Saturday, May 04, 2024
57.0°F

Canal project will require bridge work

by Charles H. Featherstone Staff Writer
| May 23, 2017 3:00 AM

EPHRATA — The ongoing project to widen the East Low Canal and increase the amount of water it can deliver to customers in Adams and Grant counties is likely going to require abandoning two small bridges, and rebuilding 10 others, in both counties.

The task will be finding the money to pay for it all.

“I’m here to help you figure out how to fund these bridges, and we will be your partner,” said G. Thomas Tebb, director of the Columbia River office for the state Department of Ecology.

“But my job is to finish the canal, and not build county bridges, though I see that as part of finishing the canal,” he told members of the Grant County Commission on Monday.

Tebb was joined by Melissa Downes, a hydrologist with the state Department of Ecology, Michael Schwisow, a state lobbyist representing irrigation districts in the Columbia Basin, and Clint Wertz, the field office manager for the Bureau of Reclamation in Ephrata.

According to Downes, there are 17 bridges across the East Low Canal in Grant and Adams counties.

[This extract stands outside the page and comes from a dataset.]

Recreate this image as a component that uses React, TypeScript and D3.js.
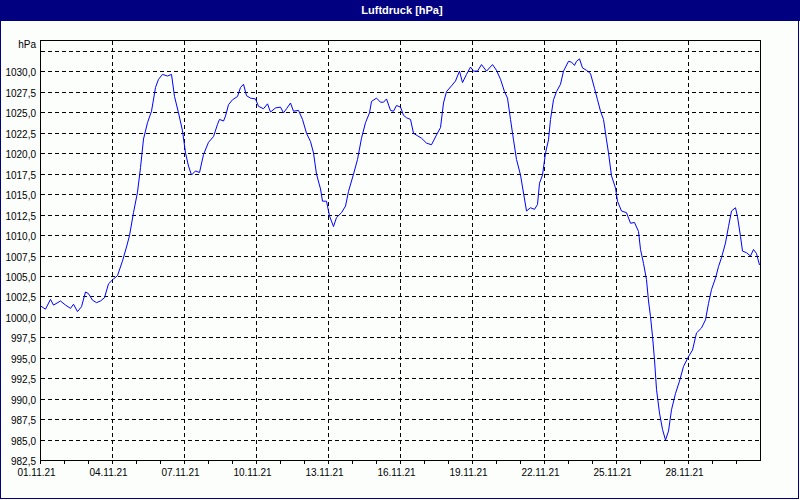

Of those, five (four in Grant County, one in Adams) are “adequate” — in no need of repairs or replacement — and 12 (two in Grant County, 10 in Adams) need some kind of modification to allow the canal to be widened.

It was estimated that it would take about $1 million per bridge to bring the bridges up to date. Most were built in the late 1940s — about the time the canal was constructed — to allow farmers to cross the canal with tractors and two-ton trucks.

“We don’t have the money,” said Commissioner Richard Stevens.

While two of those bridges have already been replaced to allow for the widening of the canal, Downes said that Grant and Adams counties have been asked to “vacate” — abandon and dismantle — one bridge each.

No bridges have been identified — in fact, the state, county, the Bureau of Reclamation would have to do some research to figure who actually owns the bridges in question — but several identified the bridge on Road W Southeast north of Warden as the best candidate in Grant County.

“That’s an old timber bridge,” said Grant County Public Works Director Jeff Tincher, noting that the bridge is in fairly good shape, isn’t in line for any upcoming maintenance, and during the last traffic study in September of 2013, averaged about 17 cars per day.

However, any attempt to vacate a bridge would require a public hearing, Stevens noted.

Tebb said he would help officials in both Adams and Grant counties go after federal and state grants and get as much money as they could to replace the bridges.

“We’ve got a little bit of time, about two to three years, before the first bridge needs to be rebuilt,” Tebb said.

The widening and improving of the East Low Canal is part of the Odessa Ground Water Replacement Program, put in place by the state legislature about 10 years ago to provide irrigation water to farmers in Grant and Adams counties from the Columbia River and its reservoirs as opposed to well water pumped from the declining Odessa aquifer.

In addition to widening the canal, a number of siphons have been replaced and the Bureau of Reclamation is beginning to create delivery systems along the length of the canal.